I have discovered something regarding the loop disk that may be related with the issue regarding the long time importing a disk takes. I did the following test in the same machine:

Copy 1 GB of zeros in a file inside an ext4 partition:

$ time dd if=/dev/zero of=path1/test.img bs=1024k count=1K
1024+0 records in
1024+0 records out
1073741824 bytes (1.1 GB, 1.0 GiB) copied, 8.64811 s, 124 MB/s

real    0m8.764s
user    0m0.000s
sys     0m0.836s

Copy a GB of zeros to a btrfs loop disk whose file is in the ext4 of the previous example.

$ time dd if=/dev/zero of=path2/test.img bs=1024k count=1K
1024+0 records in
1024+0 records out
1073741824 bytes (1.1 GB, 1.0 GiB) copied, 0.719496 s, 1.5 GB/s

real    0m0.860s
user    0m0.000s
sys     0m0.859s

Contrary to my expectation, the second operation was faster. However, I monitored the IO with iotop and, in the second experiment, the IO continues some seconds after the end of the command. So, I guess that the drive tell the system that the data was written to the disk when it was not actually written. This may be the reason of that I got the 100% when loading the disk and then several hours waiting to complete the load.

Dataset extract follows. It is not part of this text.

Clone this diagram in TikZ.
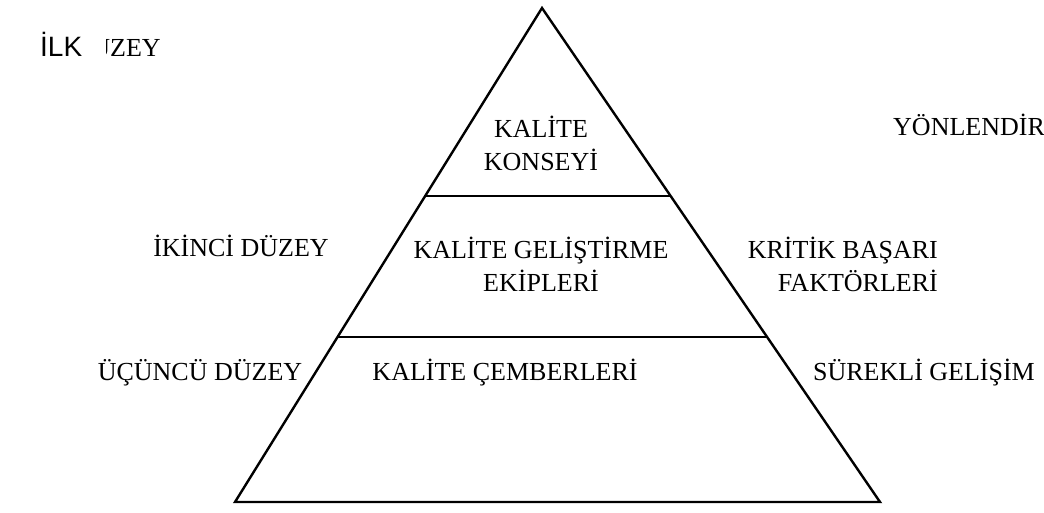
\documentclass[tikz,border=0pt]{standalone}
\usepackage{fontspec}
\setmainfont{Liberation Serif}
\newfontfamily\arialfont{Liberation Sans}
\usetikzlibrary{calc}
\begin{document}
\begin{tikzpicture}[x=1pt,y=-1pt,
  edge/.style={line width=2.4pt,line join=miter},
  divider/.style={line width=2pt},
  lbl/.style={font=\fontsize{26}{33}\selectfont,inner sep=0pt},
  mlbl/.style={lbl,align=center}]
\useasboundingbox (0,0) rectangle (1044,512);
\coordinate (apex) at (542,8);
\coordinate (bl) at (235,502);
\coordinate (br) at (880,502);
\draw[edge] (apex) -- (bl) -- (br) -- cycle;
\coordinate (t1l) at ($(apex)!0.3806!(bl)$);
\coordinate (t1r) at ($(apex)!0.3806!(br)$);
\coordinate (t2l) at ($(apex)!0.666!(bl)$);
\coordinate (t2r) at ($(apex)!0.666!(br)$);
\draw[divider] (t1l) -- (t1r);
\draw[divider] (t2l) -- (t2r);
% left labels
\node[inner sep=0pt,anchor=base west,font=\arialfont\fontsize{28}{30}\selectfont] (ilk) at (40,56) {İLK};
\begin{scope}
\clip (106.5,20) rectangle (260,80);
\node[lbl,anchor=base west] (duzey1) at (110,56) {\llap{DÜ}ZEY};
\end{scope}
\node[lbl,anchor=base] (ikinci) at (241,256) {İKİNCİ DÜZEY};
\node[lbl,anchor=base] (ucuncu) at (200,380) {ÜÇÜNCÜ DÜZEY};
% inside labels
\node[mlbl] (konsey) at (541,143) {KALİTE\\KONSEYİ};
\node[mlbl] (ekip) at (541,264) {KALİTE GELİŞTİRME\\EKİPLERİ};
\node[lbl,anchor=base] (cember) at (505,380) {KALİTE ÇEMBERLERİ};
% right labels
\node[lbl,anchor=base west] (yon) at (893,135) {YÖNLENDİR};
\node[lbl,align=right,anchor=east] (kritik) at (938,264) {KRİTİK BAŞARI\\FAKTÖRLERİ};
\node[lbl,anchor=base] (surekli) at (924,380) {SÜREKLİ GELİŞİM};
\end{tikzpicture}
\end{document}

My second guess is that in the importing operation some data was spilled to the /tmp partition (or other small partition) and it got out of space. When I import the backup of a nested container the data is spilled to the /tmp partition of the parent container, which lives in the big disk partition, instead of the small disk partitions of the host system.

stgraber · February 14, 2021, 4:45pm

Try adding conv=fdatasyncto your dd runs, otherwise you’re pretty much just measuring how fast your kernel can cache data

danielhz · February 14, 2021, 8:33pm

Thanks @stgraber! I repeated the experiment with more data 10G).

In the ext4 partition:
70.3668 s, 153 MB/s
68.8876 s, 156 MB/s

In the btrfs loop disk:
96.2231 s, 112 MB/s
100.217 s, 107 MB/s

This is thus an estimation of the penalty because using a loop disk.